Set task: Return each line of the data below verbatim; pictures are to be left out.

....

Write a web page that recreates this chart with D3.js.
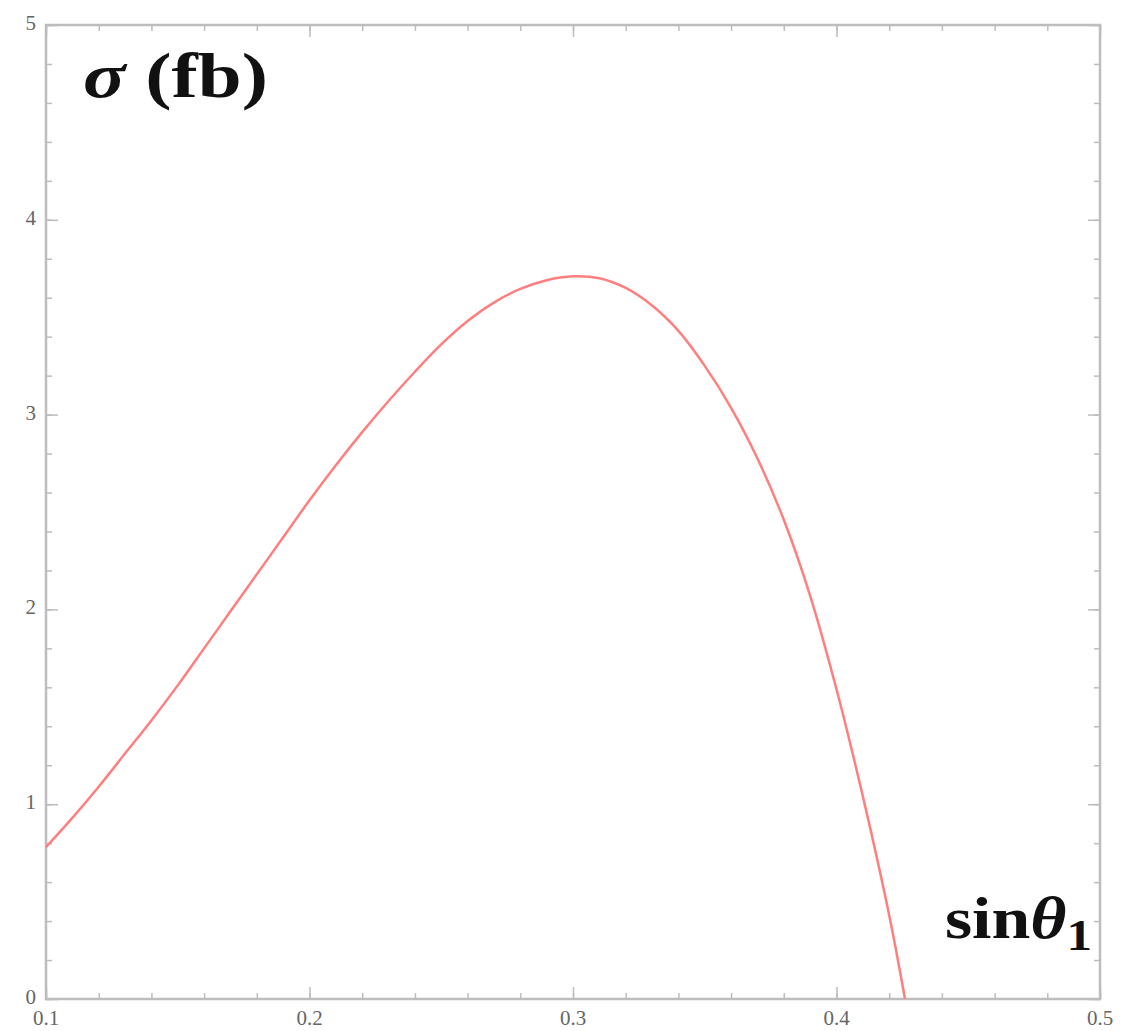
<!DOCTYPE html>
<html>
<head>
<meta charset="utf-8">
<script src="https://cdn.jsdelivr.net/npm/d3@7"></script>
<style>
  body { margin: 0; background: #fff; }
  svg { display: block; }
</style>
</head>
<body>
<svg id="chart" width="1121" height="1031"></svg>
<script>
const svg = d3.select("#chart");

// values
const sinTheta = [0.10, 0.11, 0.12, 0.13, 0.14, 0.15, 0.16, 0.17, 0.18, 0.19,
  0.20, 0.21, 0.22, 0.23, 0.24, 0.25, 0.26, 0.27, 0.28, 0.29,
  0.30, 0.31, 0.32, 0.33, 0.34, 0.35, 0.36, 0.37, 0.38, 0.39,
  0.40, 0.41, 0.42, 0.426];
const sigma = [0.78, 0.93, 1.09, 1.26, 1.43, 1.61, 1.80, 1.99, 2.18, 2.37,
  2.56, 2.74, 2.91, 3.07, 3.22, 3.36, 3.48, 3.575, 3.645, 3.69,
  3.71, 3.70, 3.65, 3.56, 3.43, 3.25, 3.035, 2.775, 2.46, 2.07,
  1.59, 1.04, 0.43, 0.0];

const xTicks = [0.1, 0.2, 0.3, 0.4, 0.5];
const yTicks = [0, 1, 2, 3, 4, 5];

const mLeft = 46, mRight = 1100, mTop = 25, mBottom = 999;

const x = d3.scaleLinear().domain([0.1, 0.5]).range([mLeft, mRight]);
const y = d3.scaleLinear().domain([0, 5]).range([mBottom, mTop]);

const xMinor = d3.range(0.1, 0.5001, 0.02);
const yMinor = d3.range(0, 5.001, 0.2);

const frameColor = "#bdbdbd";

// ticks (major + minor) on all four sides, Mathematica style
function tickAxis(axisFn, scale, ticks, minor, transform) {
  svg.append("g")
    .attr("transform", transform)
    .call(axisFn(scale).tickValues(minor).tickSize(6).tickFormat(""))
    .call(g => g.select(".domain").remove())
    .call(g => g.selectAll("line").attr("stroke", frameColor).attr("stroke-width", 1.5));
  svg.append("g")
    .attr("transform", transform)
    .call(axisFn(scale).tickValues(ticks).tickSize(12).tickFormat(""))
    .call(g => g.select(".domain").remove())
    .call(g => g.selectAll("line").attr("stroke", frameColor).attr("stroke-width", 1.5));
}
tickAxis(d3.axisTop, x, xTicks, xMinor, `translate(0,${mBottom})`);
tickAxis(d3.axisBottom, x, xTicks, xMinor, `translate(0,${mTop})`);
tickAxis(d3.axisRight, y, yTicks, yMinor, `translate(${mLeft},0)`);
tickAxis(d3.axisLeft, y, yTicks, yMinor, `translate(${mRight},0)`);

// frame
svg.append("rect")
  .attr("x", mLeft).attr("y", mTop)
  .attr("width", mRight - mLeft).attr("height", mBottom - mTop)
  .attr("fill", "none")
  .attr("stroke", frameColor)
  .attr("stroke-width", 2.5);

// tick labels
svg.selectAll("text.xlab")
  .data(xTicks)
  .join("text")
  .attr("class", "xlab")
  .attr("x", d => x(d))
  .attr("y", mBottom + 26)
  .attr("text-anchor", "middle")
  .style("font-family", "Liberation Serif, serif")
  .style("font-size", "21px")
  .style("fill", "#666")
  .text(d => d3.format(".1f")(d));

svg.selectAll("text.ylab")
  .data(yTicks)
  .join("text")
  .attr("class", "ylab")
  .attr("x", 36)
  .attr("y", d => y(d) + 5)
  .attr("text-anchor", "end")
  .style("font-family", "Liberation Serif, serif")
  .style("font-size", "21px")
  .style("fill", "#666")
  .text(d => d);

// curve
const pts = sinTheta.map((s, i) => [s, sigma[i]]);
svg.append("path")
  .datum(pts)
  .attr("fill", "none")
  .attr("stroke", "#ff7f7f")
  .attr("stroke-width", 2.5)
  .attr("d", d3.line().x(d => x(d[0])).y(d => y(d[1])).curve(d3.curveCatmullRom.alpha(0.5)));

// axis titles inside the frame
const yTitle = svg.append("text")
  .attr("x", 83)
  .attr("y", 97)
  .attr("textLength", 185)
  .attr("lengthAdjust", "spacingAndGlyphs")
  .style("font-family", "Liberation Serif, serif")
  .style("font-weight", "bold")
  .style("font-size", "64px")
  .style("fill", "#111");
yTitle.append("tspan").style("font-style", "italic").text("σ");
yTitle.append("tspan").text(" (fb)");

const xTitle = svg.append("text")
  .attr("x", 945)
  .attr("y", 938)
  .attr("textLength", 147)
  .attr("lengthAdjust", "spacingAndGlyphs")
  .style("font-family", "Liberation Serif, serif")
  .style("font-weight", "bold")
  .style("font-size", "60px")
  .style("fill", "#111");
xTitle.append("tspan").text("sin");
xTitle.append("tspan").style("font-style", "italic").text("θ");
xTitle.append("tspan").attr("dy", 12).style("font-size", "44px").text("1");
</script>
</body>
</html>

....

Solution to the problem:
Write a web page that recreates this chart with D3.js.
<!DOCTYPE html>
<html>
<head>
<meta charset="utf-8">
<script src="https://cdn.jsdelivr.net/npm/d3@7"></script>
<style>
  body { margin: 0; background: #fff; }
  svg { display: block; }
</style>
</head>
<body>
<svg id="chart" width="1121" height="1031"></svg>
<script>
const svg = d3.select("#chart");

// values
const sinTheta = [0.10, 0.11, 0.12, 0.13, 0.14, 0.15, 0.16, 0.17, 0.18, 0.19,
  0.20, 0.21, 0.22, 0.23, 0.24, 0.25, 0.26, 0.27, 0.28, 0.29,
  0.30, 0.31, 0.32, 0.33, 0.34, 0.35, 0.36, 0.37, 0.38, 0.39,
  0.40, 0.41, 0.42, 0.426];
const sigma = [0.78, 0.93, 1.09, 1.26, 1.43, 1.61, 1.80, 1.99, 2.18, 2.37,
  2.56, 2.74, 2.91, 3.07, 3.22, 3.36, 3.48, 3.575, 3.645, 3.69,
  3.71, 3.70, 3.65, 3.56, 3.43, 3.25, 3.035, 2.775, 2.46, 2.07,
  1.59, 1.04, 0.43, 0.0];

const xTicks = [0.1, 0.2, 0.3, 0.4, 0.5];
const yTicks = [0, 1, 2, 3, 4, 5];

const mLeft = 46, mRight = 1100, mTop = 25, mBottom = 999;

const x = d3.scaleLinear().domain([0.1, 0.5]).range([mLeft, mRight]);
const y = d3.scaleLinear().domain([0, 5]).range([mBottom, mTop]);

const xMinor = d3.range(0.1, 0.5001, 0.02);
const yMinor = d3.range(0, 5.001, 0.2);

const frameColor = "#bdbdbd";

// ticks (major + minor) on all four sides, Mathematica style
function tickAxis(axisFn, scale, ticks, minor, transform) {
  svg.append("g")
    .attr("transform", transform)
    .call(axisFn(scale).tickValues(minor).tickSize(6).tickFormat(""))
    .call(g => g.select(".domain").remove())
    .call(g => g.selectAll("line").attr("stroke", frameColor).attr("stroke-width", 1.5));
  svg.append("g")
    .attr("transform", transform)
    .call(axisFn(scale).tickValues(ticks).tickSize(12).tickFormat(""))
    .call(g => g.select(".domain").remove())
    .call(g => g.selectAll("line").attr("stroke", frameColor).attr("stroke-width", 1.5));
}
tickAxis(d3.axisTop, x, xTicks, xMinor, `translate(0,${mBottom})`);
tickAxis(d3.axisBottom, x, xTicks, xMinor, `translate(0,${mTop})`);
tickAxis(d3.axisRight, y, yTicks, yMinor, `translate(${mLeft},0)`);
tickAxis(d3.axisLeft, y, yTicks, yMinor, `translate(${mRight},0)`);

// frame
svg.append("rect")
  .attr("x", mLeft).attr("y", mTop)
  .attr("width", mRight - mLeft).attr("height", mBottom - mTop)
  .attr("fill", "none")
  .attr("stroke", frameColor)
  .attr("stroke-width", 2.5);

// tick labels
svg.selectAll("text.xlab")
  .data(xTicks)
  .join("text")
  .attr("class", "xlab")
  .attr("x", d => x(d))
  .attr("y", mBottom + 26)
  .attr("text-anchor", "middle")
  .style("font-family", "Liberation Serif, serif")
  .style("font-size", "21px")
  .style("fill", "#666")
  .text(d => d3.format(".1f")(d));

svg.selectAll("text.ylab")
  .data(yTicks)
  .join("text")
  .attr("class", "ylab")
  .attr("x", 36)
  .attr("y", d => y(d) + 5)
  .attr("text-anchor", "end")
  .style("font-family", "Liberation Serif, serif")
  .style("font-size", "21px")
  .style("fill", "#666")
  .text(d => d);

// curve
const pts = sinTheta.map((s, i) => [s, sigma[i]]);
svg.append("path")
  .datum(pts)
  .attr("fill", "none")
  .attr("stroke", "#ff7f7f")
  .attr("stroke-width", 2.5)
  .attr("d", d3.line().x(d => x(d[0])).y(d => y(d[1])).curve(d3.curveCatmullRom.alpha(0.5)));

// axis titles inside the frame
const yTitle = svg.append("text")
  .attr("x", 83)
  .attr("y", 97)
  .attr("textLength", 185)
  .attr("lengthAdjust", "spacingAndGlyphs")
  .style("font-family", "Liberation Serif, serif")
  .style("font-weight", "bold")
  .style("font-size", "64px")
  .style("fill", "#111");
yTitle.append("tspan").style("font-style", "italic").text("σ");
yTitle.append("tspan").text(" (fb)");

const xTitle = svg.append("text")
  .attr("x", 945)
  .attr("y", 938)
  .attr("textLength", 147)
  .attr("lengthAdjust", "spacingAndGlyphs")
  .style("font-family", "Liberation Serif, serif")
  .style("font-weight", "bold")
  .style("font-size", "60px")
  .style("fill", "#111");
xTitle.append("tspan").text("sin");
xTitle.append("tspan").style("font-style", "italic").text("θ");
xTitle.append("tspan").attr("dy", 12).style("font-size", "44px").text("1");
</script>
</body>
</html>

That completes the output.